## Directions
Write the lines out exactly as they stand, from the one containing "Rebuild this chart" through the one containing "W, H = 960, 1527", and only those. Omit pictures.

═════ Provided records ═════

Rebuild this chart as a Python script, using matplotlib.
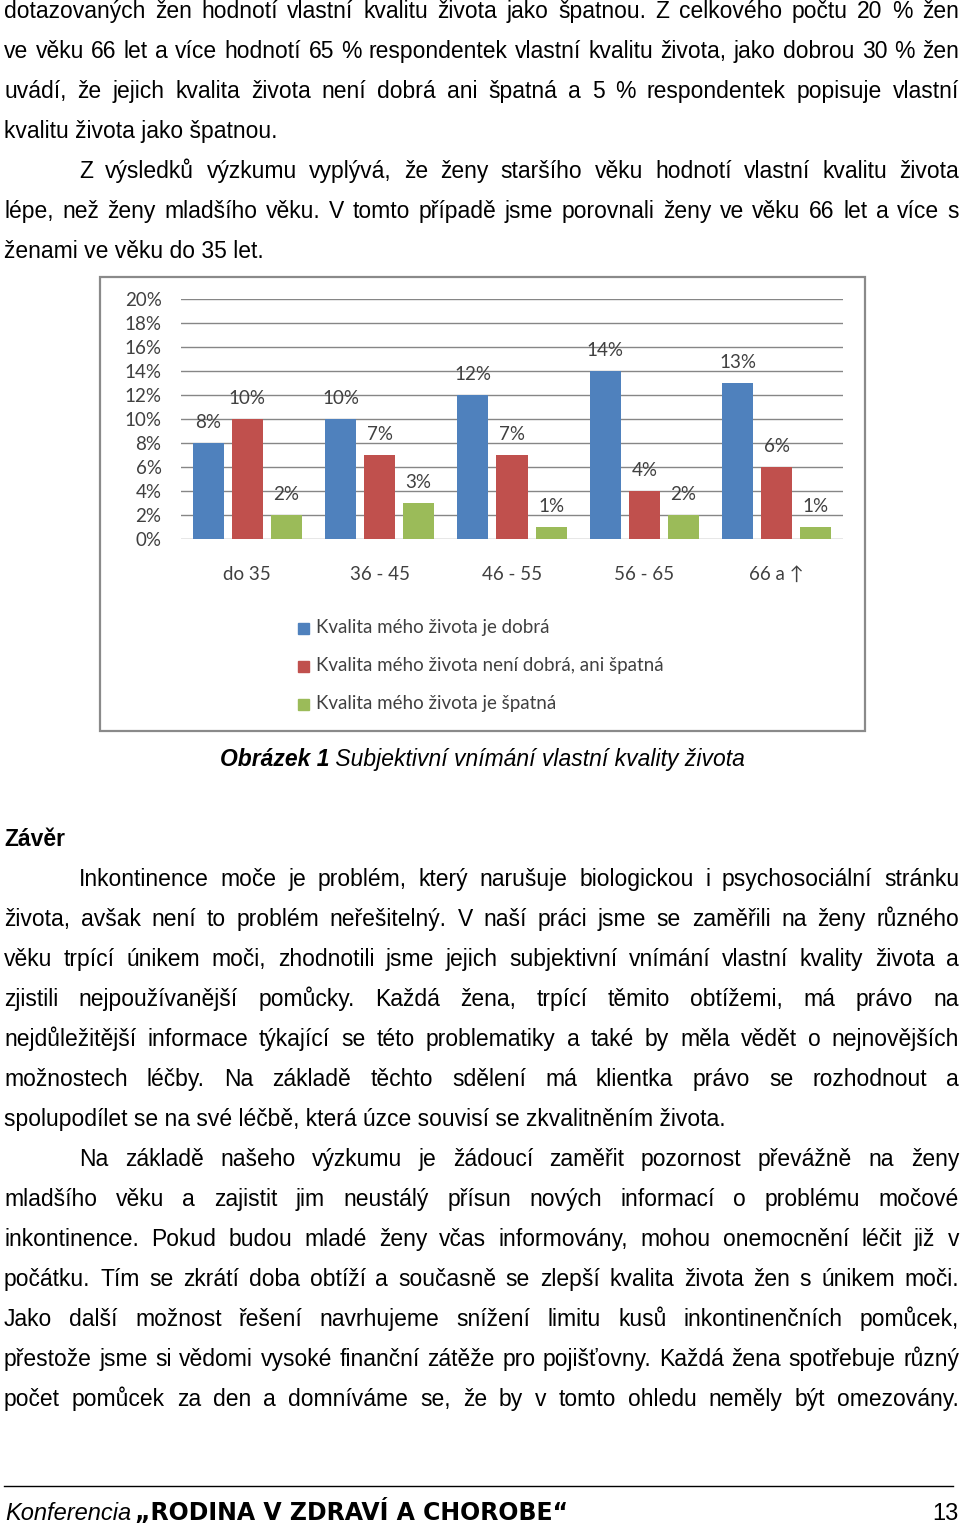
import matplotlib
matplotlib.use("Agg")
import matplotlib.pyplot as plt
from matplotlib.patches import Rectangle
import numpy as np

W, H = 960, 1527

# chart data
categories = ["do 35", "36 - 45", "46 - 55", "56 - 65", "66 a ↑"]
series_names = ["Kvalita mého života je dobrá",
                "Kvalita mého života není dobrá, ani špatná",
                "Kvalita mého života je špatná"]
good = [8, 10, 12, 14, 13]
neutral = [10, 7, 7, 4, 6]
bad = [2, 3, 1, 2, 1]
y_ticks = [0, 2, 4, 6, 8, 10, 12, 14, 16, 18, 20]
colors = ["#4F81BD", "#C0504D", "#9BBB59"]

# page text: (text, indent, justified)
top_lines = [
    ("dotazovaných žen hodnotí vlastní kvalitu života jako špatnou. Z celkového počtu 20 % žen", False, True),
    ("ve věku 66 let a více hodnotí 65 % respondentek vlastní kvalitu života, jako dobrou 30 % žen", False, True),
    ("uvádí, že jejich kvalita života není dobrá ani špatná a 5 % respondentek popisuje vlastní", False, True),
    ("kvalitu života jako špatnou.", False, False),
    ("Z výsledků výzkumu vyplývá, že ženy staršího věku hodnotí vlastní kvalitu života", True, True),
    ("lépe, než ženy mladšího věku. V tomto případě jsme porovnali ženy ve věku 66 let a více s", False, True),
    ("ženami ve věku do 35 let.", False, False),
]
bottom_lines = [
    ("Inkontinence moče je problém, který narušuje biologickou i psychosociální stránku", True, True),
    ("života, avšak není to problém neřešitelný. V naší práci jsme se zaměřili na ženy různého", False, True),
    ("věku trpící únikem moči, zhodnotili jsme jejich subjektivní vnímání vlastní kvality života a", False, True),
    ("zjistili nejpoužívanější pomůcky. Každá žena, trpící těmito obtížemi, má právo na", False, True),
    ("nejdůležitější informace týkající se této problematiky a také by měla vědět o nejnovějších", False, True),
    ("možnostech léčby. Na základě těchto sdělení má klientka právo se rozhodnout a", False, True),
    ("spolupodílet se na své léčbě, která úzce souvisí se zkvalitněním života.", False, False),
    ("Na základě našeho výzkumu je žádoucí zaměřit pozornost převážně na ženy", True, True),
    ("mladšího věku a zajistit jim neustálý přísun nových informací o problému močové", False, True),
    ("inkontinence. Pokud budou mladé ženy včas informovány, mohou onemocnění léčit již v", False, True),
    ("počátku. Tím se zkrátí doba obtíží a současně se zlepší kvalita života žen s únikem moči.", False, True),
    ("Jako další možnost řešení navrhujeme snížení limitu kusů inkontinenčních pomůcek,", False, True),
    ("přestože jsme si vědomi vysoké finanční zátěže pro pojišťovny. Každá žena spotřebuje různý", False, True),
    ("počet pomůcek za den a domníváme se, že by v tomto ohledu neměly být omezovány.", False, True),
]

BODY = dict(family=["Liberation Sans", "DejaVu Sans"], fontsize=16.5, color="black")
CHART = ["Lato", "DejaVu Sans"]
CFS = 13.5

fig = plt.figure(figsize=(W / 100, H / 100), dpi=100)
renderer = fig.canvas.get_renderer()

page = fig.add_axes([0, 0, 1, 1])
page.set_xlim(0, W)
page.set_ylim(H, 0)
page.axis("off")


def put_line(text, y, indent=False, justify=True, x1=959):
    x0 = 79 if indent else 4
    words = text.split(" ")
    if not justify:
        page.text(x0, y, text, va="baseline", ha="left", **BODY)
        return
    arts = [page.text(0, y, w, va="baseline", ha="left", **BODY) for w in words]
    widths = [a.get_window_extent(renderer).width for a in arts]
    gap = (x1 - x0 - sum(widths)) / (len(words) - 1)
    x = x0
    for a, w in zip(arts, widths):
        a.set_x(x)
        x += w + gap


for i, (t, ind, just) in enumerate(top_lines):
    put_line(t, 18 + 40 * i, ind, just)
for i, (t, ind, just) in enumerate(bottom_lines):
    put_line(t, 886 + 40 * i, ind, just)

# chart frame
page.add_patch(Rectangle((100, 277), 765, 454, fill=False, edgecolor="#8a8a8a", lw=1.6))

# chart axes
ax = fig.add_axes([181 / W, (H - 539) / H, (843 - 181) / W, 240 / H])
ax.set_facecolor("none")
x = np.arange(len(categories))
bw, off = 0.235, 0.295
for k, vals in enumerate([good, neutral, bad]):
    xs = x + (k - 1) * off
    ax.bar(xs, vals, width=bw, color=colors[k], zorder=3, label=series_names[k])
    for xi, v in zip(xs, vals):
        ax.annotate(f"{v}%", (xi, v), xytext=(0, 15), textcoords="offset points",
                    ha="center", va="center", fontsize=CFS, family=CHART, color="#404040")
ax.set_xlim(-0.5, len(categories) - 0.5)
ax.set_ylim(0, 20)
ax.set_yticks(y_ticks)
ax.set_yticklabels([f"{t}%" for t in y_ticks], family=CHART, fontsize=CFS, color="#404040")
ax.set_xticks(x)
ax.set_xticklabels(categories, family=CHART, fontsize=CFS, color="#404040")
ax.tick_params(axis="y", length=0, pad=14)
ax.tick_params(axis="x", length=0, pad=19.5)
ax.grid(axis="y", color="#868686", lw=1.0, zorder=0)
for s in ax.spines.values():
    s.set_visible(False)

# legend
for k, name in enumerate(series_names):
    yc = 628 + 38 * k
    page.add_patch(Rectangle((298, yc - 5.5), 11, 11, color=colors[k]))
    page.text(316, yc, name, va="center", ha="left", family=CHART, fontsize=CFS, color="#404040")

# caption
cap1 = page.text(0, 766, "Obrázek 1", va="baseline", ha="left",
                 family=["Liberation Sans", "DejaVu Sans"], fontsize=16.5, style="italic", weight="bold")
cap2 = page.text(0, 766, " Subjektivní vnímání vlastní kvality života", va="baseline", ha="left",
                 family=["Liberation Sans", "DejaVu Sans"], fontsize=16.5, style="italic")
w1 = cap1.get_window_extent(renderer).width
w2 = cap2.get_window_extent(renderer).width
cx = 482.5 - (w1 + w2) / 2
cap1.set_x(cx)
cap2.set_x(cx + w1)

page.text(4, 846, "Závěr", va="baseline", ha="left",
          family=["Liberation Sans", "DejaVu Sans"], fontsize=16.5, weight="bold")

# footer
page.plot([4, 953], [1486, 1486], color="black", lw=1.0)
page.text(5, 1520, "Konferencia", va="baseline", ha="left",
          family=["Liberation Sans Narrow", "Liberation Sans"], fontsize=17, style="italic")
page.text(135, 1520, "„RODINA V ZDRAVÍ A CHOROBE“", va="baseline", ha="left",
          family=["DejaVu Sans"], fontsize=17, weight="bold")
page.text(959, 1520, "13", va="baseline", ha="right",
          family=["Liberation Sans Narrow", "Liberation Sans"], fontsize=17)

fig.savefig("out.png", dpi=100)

═════
═════ Provided records ═════

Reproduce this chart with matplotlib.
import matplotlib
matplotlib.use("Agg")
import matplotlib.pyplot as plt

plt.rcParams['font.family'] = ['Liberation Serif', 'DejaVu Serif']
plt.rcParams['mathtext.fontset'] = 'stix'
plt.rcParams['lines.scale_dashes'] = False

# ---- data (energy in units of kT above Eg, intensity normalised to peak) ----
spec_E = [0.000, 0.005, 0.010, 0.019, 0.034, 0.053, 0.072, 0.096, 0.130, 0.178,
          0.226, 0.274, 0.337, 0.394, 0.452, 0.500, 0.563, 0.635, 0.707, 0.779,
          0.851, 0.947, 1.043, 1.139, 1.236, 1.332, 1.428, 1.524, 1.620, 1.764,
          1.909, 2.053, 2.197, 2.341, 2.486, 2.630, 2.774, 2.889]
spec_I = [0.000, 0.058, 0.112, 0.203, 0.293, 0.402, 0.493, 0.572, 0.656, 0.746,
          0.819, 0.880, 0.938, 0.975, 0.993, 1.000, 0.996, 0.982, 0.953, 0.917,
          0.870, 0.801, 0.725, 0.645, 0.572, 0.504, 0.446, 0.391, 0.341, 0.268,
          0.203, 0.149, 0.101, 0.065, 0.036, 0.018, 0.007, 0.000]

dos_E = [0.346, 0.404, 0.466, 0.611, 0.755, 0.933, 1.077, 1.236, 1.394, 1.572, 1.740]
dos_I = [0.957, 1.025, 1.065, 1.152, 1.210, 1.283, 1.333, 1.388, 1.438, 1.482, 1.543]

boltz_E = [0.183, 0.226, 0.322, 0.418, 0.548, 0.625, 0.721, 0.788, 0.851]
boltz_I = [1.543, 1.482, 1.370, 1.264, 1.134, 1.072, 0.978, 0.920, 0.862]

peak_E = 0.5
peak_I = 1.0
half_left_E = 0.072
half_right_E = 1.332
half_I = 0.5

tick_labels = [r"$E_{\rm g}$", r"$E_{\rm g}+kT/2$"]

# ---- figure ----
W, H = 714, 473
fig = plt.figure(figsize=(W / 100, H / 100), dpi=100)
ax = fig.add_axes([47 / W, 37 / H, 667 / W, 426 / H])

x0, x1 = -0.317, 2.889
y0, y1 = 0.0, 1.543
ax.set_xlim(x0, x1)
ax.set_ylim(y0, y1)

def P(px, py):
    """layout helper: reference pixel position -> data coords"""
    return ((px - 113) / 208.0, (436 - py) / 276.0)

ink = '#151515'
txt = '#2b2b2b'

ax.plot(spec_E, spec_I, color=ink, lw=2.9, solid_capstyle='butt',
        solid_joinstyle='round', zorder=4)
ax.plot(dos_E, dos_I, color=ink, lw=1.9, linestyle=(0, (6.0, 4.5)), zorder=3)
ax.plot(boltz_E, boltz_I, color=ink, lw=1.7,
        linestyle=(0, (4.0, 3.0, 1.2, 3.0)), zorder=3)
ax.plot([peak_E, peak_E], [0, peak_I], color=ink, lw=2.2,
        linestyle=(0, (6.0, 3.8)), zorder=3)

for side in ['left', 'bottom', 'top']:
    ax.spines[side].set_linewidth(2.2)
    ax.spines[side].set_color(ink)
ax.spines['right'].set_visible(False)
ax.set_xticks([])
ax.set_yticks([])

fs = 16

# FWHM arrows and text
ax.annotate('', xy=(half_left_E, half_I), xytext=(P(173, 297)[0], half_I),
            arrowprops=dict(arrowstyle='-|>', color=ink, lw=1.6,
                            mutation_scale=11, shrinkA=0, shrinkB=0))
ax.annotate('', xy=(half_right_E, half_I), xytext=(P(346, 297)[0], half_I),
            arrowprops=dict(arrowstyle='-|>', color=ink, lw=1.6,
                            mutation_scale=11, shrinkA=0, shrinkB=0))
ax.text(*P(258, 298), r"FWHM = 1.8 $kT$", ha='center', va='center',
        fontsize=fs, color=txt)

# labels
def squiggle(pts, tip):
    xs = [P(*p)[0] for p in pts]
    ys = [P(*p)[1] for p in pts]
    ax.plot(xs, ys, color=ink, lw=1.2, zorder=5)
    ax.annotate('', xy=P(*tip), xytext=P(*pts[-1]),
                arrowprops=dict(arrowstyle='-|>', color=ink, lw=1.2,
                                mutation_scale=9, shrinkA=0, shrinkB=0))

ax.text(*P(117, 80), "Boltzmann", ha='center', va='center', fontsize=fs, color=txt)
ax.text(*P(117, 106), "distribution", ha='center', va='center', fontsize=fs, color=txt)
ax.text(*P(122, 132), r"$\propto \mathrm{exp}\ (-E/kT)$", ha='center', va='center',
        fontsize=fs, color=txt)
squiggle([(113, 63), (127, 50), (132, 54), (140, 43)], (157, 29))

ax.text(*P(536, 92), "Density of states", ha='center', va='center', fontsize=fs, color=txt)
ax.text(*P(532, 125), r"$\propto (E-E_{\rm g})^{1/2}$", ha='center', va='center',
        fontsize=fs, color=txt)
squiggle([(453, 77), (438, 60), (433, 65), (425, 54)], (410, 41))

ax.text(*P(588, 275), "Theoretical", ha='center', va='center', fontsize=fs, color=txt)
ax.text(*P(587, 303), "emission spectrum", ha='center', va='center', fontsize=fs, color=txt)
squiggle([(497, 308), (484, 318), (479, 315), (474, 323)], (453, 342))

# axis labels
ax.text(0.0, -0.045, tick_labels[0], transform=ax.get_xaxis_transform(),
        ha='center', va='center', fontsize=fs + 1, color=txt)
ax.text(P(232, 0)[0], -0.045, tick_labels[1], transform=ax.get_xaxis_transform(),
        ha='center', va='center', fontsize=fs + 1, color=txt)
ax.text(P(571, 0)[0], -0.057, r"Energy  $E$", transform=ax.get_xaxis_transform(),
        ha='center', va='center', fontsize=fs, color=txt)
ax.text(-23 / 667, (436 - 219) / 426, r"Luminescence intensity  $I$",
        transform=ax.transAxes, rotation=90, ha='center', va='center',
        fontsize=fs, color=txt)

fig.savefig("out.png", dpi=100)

═════
═════ Provided records ═════

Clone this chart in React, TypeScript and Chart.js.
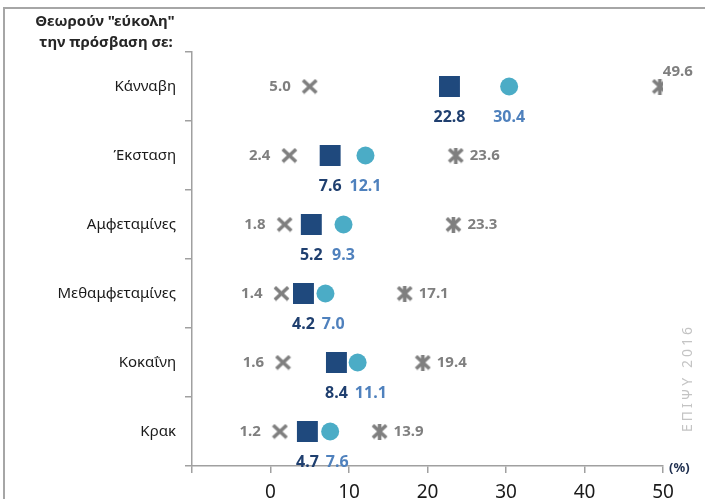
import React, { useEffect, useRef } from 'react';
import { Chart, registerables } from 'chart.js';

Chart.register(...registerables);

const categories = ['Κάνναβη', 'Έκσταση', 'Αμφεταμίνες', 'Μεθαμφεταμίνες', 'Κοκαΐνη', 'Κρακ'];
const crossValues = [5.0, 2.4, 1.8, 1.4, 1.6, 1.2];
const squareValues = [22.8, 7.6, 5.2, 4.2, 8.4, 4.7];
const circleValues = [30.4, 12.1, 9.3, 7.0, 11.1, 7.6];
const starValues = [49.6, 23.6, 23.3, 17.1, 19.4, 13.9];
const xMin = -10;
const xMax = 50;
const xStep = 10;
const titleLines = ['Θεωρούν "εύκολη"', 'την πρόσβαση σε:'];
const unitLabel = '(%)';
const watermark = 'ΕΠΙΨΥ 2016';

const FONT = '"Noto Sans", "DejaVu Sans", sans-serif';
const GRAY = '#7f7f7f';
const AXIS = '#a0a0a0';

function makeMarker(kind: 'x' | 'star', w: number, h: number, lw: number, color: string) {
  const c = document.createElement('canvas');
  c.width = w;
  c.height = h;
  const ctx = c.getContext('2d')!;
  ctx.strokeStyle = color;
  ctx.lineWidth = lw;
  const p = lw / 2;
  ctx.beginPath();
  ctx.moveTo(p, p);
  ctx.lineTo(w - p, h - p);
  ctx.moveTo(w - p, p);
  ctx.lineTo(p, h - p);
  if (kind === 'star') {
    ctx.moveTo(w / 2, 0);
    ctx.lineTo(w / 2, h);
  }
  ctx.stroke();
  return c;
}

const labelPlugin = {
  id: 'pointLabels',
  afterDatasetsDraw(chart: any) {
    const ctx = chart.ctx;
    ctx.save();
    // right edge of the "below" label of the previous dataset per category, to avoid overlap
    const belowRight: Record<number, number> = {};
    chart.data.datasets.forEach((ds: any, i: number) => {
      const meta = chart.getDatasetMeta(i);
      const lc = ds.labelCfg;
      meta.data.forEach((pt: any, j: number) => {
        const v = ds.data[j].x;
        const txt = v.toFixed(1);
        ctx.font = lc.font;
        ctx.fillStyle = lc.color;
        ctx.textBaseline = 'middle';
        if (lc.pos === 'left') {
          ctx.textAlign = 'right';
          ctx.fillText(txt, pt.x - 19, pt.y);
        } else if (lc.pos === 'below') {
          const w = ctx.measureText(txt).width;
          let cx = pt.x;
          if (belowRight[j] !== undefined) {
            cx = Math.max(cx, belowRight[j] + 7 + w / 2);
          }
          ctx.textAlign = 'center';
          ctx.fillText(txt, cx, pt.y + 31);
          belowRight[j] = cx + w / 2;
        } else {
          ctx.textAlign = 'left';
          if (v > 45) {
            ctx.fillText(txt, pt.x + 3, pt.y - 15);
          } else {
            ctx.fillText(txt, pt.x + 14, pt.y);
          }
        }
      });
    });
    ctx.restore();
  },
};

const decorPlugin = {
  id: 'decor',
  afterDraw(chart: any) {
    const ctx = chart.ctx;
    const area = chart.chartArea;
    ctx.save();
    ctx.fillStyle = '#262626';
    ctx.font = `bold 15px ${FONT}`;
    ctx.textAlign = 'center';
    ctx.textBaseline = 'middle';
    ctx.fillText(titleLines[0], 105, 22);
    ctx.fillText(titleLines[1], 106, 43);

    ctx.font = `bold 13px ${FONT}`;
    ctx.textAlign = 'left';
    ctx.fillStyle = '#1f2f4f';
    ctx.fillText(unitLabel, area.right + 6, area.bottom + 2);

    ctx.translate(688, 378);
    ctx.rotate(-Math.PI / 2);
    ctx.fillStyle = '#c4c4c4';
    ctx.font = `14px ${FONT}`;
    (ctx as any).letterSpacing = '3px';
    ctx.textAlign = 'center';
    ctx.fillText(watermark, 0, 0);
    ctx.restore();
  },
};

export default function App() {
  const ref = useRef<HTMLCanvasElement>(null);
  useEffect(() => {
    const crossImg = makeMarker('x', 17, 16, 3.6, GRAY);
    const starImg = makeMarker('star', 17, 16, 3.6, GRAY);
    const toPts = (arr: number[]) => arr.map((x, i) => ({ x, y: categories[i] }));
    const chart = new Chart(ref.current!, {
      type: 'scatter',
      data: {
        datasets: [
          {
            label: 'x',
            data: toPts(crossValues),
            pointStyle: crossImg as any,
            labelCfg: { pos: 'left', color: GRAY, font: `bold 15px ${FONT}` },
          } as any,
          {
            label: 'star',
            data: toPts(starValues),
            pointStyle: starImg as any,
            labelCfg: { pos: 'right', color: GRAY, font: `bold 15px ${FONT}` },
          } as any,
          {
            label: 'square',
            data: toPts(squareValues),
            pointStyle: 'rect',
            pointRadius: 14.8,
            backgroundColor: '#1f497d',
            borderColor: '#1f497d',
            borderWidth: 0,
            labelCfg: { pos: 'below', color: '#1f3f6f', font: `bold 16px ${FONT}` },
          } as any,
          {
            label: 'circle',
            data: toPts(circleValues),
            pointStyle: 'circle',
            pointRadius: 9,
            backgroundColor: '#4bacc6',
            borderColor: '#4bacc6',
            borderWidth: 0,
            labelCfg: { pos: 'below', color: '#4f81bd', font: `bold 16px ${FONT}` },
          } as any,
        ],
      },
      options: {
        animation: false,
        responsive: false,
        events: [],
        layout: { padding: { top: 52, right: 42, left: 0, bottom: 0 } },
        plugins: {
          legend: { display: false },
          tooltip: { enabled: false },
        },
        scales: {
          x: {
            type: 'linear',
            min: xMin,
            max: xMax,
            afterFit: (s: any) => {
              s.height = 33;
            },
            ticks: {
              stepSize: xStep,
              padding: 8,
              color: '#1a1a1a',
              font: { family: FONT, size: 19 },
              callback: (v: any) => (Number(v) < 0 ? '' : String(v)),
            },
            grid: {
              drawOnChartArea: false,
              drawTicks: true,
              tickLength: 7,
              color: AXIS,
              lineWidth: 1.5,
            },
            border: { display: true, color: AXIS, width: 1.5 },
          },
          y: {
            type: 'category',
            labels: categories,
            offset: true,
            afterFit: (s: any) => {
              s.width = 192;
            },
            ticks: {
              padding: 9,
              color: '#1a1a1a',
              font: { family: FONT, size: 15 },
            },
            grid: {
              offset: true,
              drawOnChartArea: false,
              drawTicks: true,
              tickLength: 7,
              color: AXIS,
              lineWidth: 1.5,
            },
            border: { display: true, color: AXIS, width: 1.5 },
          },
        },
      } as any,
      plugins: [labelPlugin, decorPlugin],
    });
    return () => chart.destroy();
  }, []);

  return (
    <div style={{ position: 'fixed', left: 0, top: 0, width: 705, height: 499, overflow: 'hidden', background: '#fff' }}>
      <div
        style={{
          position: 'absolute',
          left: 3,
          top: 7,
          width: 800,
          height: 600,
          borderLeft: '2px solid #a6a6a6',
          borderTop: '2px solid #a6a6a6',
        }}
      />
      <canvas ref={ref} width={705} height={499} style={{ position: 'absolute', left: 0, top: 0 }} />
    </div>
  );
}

═════

## Finished exercise
Rebuild this chart as a Python script, using matplotlib.
import matplotlib
matplotlib.use("Agg")
import matplotlib.pyplot as plt
from matplotlib.patches import Rectangle
import numpy as np

W, H = 960, 1527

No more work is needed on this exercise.